Conclusion — Turning Visibility Into Advantage

In an era where attention is fragmented and consumer trust is hard-won, what audiences see often outweighs what they read. Competitors that dominate the visual space — through logos on event stages, product placements in videos, or consistent exposure across news and social media — are shaping market perception in ways that traditional text monitoring cannot capture. For executives, the danger lies in assuming that a lack of mentions means a lack of influence. The reality is often the opposite: rivals may be visually omnipresent while remaining textually invisible.

Visual intelligence closes this gap. By measuring Visual Share of Voice, leaders move from anecdotal impressions to quantifiable evidence. This enables more confident negotiations with sponsors, sharper benchmarking against competitors, and earlier detection of reputational risks.
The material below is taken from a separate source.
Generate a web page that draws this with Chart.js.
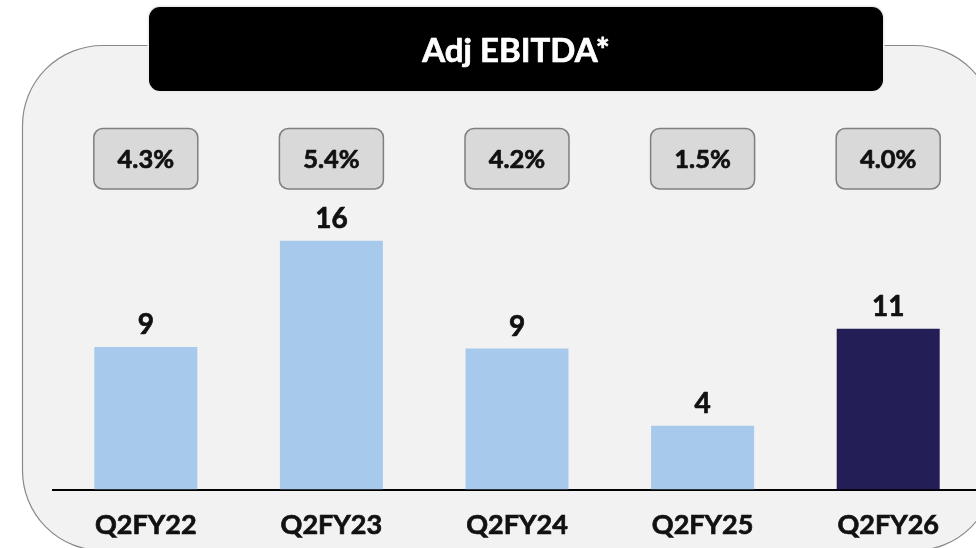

It transforms competitive intelligence from a reactive process into a proactive tool for growth.

Importantly, adopting visual detection does not require a full-scale technology overhaul on day one. Cloud-based solutions such as brand recognition APIs offer an immediate, low-barrier way to pilot this capability. From there, companies can evolve toward tailored visual intelligence systems that account for unique market contexts — whether that’s monitoring seasonal packaging, spotting counterfeit goods, or analyzing competitor strategies in niche environments. While such customization requires investment, it pays off in reduced monitoring costs, stronger brand protection, and sustained competitive advantage.
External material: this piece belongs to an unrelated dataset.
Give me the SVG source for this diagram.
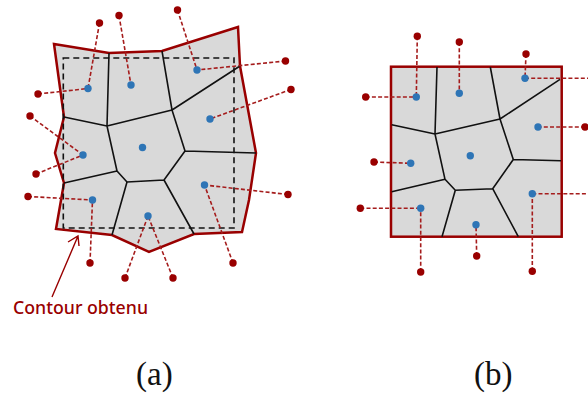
<svg xmlns="http://www.w3.org/2000/svg" width="588" height="394" viewBox="0 0 588 394">
<style>
.cell{fill:#d9d9d9;stroke:#990000;stroke-width:2.5;stroke-linejoin:miter}
.edge{fill:none;stroke:#111;stroke-width:1.6;stroke-linejoin:round}
.guide{fill:none;stroke:#111;stroke-width:1.6;stroke-dasharray:6 4}
.link{fill:none;stroke:#a51c1c;stroke-width:1.6;stroke-dasharray:4 2.2}
.seed{fill:#2e75b6}
.site{fill:#990000}
.lab{font-family:"Liberation Serif",serif;font-size:33px;fill:#111}
.note{font-family:"Noto Sans","Open Sans",sans-serif;font-size:18.5px;font-weight:500;fill:#990000}
</style>
<g id="panel-a-shape">
<path class="cell" d="M54 44L109 53L162 51L238 27L240 66L256 153L249 200L242 232L194 234L149 252L112 235L56 229L64 183L55 153L64 117Z"/>
<path class="edge" d="M64 117L107 126L172 110L185 151L256 153M109 53L107 126M162 51L172 110L240 66M107 126L117 171L127 182L164 180L185 151M117 171L64 183M127 182L112 235M164 180L194 234"/>
<rect class="guide" x="63.300" y="58" width="170.700" height="170"/>
</g>
<g id="connectors-a">
<path class="link" d="M99.500 23L88 88.500M38 94L88 88.500M119 15.500L131 85M177.500 10L197 70M285.500 61L197 70M291 89.500L210 119M30 116L83 155M36 174L83 155M28 196.500L92.500 200M90 263L92.500 200M125 278L148 216M173 278L148 216M233 263L204.500 185M288 194.500L204.500 185"/>
</g>
<g id="sites-a">
<circle class="site" cx="99.500" cy="23" r="3.7"/><circle class="site" cx="119" cy="15.500" r="3.7"/><circle class="site" cx="177.500" cy="10" r="3.7"/><circle class="site" cx="285.500" cy="61" r="3.7"/><circle class="site" cx="291" cy="89.500" r="3.7"/><circle class="site" cx="38" cy="94" r="3.7"/><circle class="site" cx="30" cy="116" r="3.7"/><circle class="site" cx="36" cy="174" r="3.7"/><circle class="site" cx="28" cy="196.500" r="3.7"/><circle class="site" cx="90" cy="263" r="3.7"/><circle class="site" cx="125" cy="278" r="3.7"/><circle class="site" cx="173" cy="278" r="3.7"/><circle class="site" cx="233" cy="263" r="3.7"/><circle class="site" cx="288" cy="194.500" r="3.7"/>
</g>
<g id="seeds-a">
<circle class="seed" cx="88" cy="88.500" r="3.7"/><circle class="seed" cx="131" cy="85" r="3.7"/><circle class="seed" cx="197" cy="70" r="3.7"/><circle class="seed" cx="210" cy="119" r="3.7"/><circle class="seed" cx="142.500" cy="147.500" r="3.7"/><circle class="seed" cx="83" cy="155" r="3.7"/><circle class="seed" cx="92.500" cy="200" r="3.7"/><circle class="seed" cx="148" cy="216" r="3.7"/><circle class="seed" cx="204.500" cy="185" r="3.7"/>
</g>
<g id="annotation">
<path d="M52 297L78 236M68 242L78 236L79 246" fill="none" stroke="#990000" stroke-width="1.4"/>
<text class="note" x="13" y="314" textLength="135" lengthAdjust="spacingAndGlyphs">Contour obtenu</text>
</g>
<g id="panel-b-shape">
<rect class="cell" x="391" y="66.700" width="170.700" height="170"/>
<path class="edge" d="M437 67L435 134L500 119L513.300 159.500L561 160.700M391.700 124.700L435 134M490.300 67L500 119L560 79.300M435 134L445 179.300L455.300 190.300L492.700 188.700L513.300 159.500M445 179.300L391.700 191.700M455.300 190.300L442 236.700M492.700 188.700L518.300 236.700"/>
</g>
<g id="connectors-b">
<path class="link" d="M417.300 36.300L416.300 97M365.700 97L416.300 97M459.300 42L459.300 93.300M526 54L525 78.300M525 78.300L588 78.300M585 127L538 127M374 162L410.700 163.300M360.300 208.300L420.700 208.300M420.700 272L420.700 208.300M476.700 256L476 224.700M532.300 271.300L532.300 193.700M532.300 193.700L588 193.700"/>
</g>
<g id="sites-b">
<circle class="site" cx="417.300" cy="36.300" r="3.7"/><circle class="site" cx="459.300" cy="42" r="3.7"/><circle class="site" cx="526" cy="54" r="3.7"/><circle class="site" cx="365.700" cy="97" r="3.7"/><circle class="site" cx="585" cy="127" r="3.7"/><circle class="site" cx="374" cy="162" r="3.7"/><circle class="site" cx="360.300" cy="208.300" r="3.7"/><circle class="site" cx="420.700" cy="272" r="3.7"/><circle class="site" cx="476.700" cy="256" r="3.7"/><circle class="site" cx="532.300" cy="271.300" r="3.7"/>
</g>
<g id="seeds-b">
<circle class="seed" cx="416.300" cy="97" r="3.7"/><circle class="seed" cx="459.300" cy="93.300" r="3.7"/><circle class="seed" cx="525" cy="78.300" r="3.7"/><circle class="seed" cx="538" cy="127" r="3.7"/><circle class="seed" cx="470.300" cy="155.700" r="3.7"/><circle class="seed" cx="410.700" cy="163.300" r="3.7"/><circle class="seed" cx="420.700" cy="208.300" r="3.7"/><circle class="seed" cx="476" cy="224.700" r="3.7"/><circle class="seed" cx="532.300" cy="193.700" r="3.7"/>
</g>
<g id="captions">
<text class="lab" x="136" y="385">(a)</text>
<text class="lab" x="474" y="385">(b)</text>
</g>
</svg>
For C-level executives, the takeaway is clear: visibility is power, but only if it’s measured. Those who continue to rely solely on text-based monitoring are operating with half the picture. Those who embrace visual intelligence gain the clarity to direct budgets more effectively, negotiate from a position of strength, and stay ahead in markets where perception drives value as much as performance.

The next phase of competitive advantage will not belong to the brands with the loudest mentions, but to those with the most visible presence — and the leadership foresight to measure it.